§ **Written exercise**
Please output the lines shown below exactly as they appear.

§ **Given data**
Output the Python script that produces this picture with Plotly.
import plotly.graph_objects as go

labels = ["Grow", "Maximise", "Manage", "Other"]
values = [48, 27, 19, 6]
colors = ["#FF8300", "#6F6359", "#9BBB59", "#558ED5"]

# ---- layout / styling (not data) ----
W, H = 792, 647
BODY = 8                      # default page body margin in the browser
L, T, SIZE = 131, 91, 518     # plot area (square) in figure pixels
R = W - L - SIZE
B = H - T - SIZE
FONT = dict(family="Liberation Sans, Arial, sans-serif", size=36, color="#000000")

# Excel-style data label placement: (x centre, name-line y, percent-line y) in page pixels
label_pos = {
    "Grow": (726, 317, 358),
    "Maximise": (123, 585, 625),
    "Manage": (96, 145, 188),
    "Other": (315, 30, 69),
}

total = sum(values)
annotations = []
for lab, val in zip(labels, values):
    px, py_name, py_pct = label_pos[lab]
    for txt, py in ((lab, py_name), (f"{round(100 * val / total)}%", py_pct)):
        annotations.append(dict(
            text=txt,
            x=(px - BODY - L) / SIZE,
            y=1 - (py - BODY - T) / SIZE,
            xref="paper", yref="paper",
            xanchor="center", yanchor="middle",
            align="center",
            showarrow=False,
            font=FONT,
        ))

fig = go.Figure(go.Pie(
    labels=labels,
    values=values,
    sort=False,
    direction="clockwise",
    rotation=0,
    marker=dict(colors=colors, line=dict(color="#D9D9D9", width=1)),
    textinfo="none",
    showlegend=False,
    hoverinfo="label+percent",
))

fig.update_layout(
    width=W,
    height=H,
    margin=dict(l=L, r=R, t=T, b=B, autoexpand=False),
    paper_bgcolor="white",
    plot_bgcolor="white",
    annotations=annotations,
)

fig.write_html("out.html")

§ **Answer to the problem**
Output the Python script that produces this picture with Plotly.
import plotly.graph_objects as go

labels = ["Grow", "Maximise", "Manage", "Other"]
values = [48, 27, 19, 6]
colors = ["#FF8300", "#6F6359", "#9BBB59", "#558ED5"]

# ---- layout / styling (not data) ----
W, H = 792, 647
BODY = 8                      # default page body margin in the browser
L, T, SIZE = 131, 91, 518     # plot area (square) in figure pixels
R = W - L - SIZE
B = H - T - SIZE
FONT = dict(family="Liberation Sans, Arial, sans-serif", size=36, color="#000000")

# Excel-style data label placement: (x centre, name-line y, percent-line y) in page pixels
label_pos = {
    "Grow": (726, 317, 358),
    "Maximise": (123, 585, 625),
    "Manage": (96, 145, 188),
    "Other": (315, 30, 69),
}

total = sum(values)
annotations = []
for lab, val in zip(labels, values):
    px, py_name, py_pct = label_pos[lab]
    for txt, py in ((lab, py_name), (f"{round(100 * val / total)}%", py_pct)):
        annotations.append(dict(
            text=txt,
            x=(px - BODY - L) / SIZE,
            y=1 - (py - BODY - T) / SIZE,
            xref="paper", yref="paper",
            xanchor="center", yanchor="middle",
            align="center",
            showarrow=False,
            font=FONT,
        ))

fig = go.Figure(go.Pie(
    labels=labels,
    values=values,
    sort=False,
    direction="clockwise",
    rotation=0,
    marker=dict(colors=colors, line=dict(color="#D9D9D9", width=1)),
    textinfo="none",
    showlegend=False,
    hoverinfo="label+percent",
))

fig.update_layout(
    width=W,
    height=H,
    margin=dict(l=L, r=R, t=T, b=B, autoexpand=False),
    paper_bgcolor="white",
    plot_bgcolor="white",
    annotations=annotations,
)

fig.write_html("out.html")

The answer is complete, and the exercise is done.